Two things are apparent when we look across the continuum from “closed” to “open” relational fields. First, although cultures differ, all are concerned to one degree or another with regulating contact between strangers, and all have complex literary and cultural traditions regarding the virtues and risks of such meetings. Second, although some cultures regulate relational initiation to a greater degree and more explicitly than others, there is no such thing as a pure “open field” when it comes to relational choices. That is, whom we meet and who is judged to be a potential relational partner is never solely a matter of chance or choice. There are other factors at work even in the most open of cultures. Before looking at those, it is useful to consider how the myth of the open field has limited our understanding of relationship initiation.

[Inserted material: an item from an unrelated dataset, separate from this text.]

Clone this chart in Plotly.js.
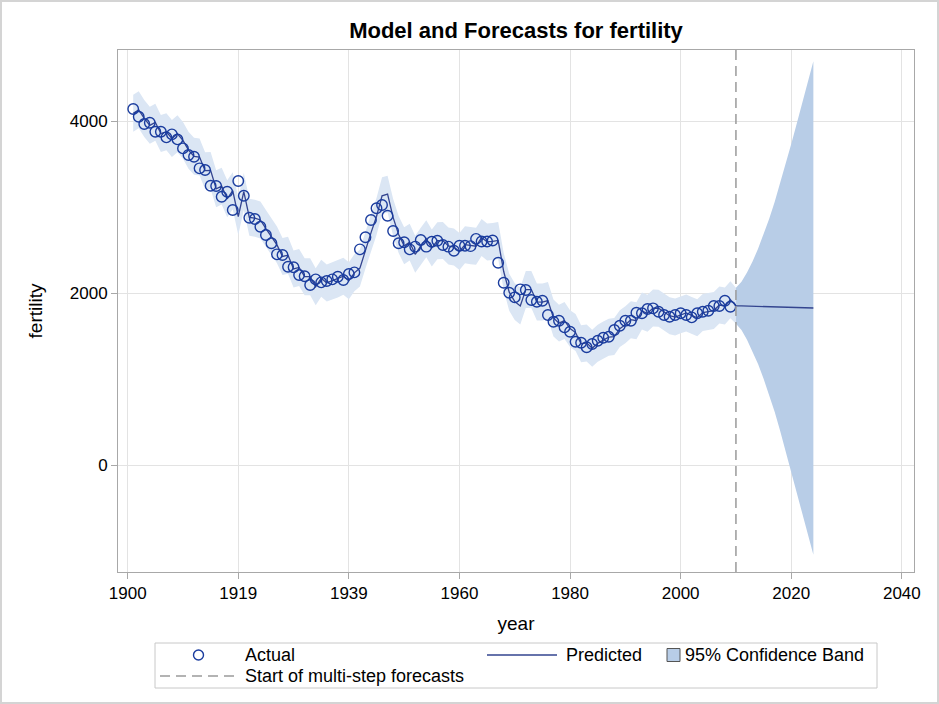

Blind Spots in the Study of Relationship Initiation

Until recently, researchers typically sought to examine relationship initiation by asking arbitrarily selected strangers to interact in a laboratory setting. Sometimes they were not even asked to interact. In one popular technique, for example, subjects were asked to form impressions or make relational choices based on extremely limited information—such as pictures or brief printed descriptions of others' attitudes. This was called the phantom-other technique because there wasn't actually another person with whom subjects interacted. Subjects in these stripped-down situations naturally used the few scraps of information they were given, but how they did so probably tells us little about how people seek and use information in real settings.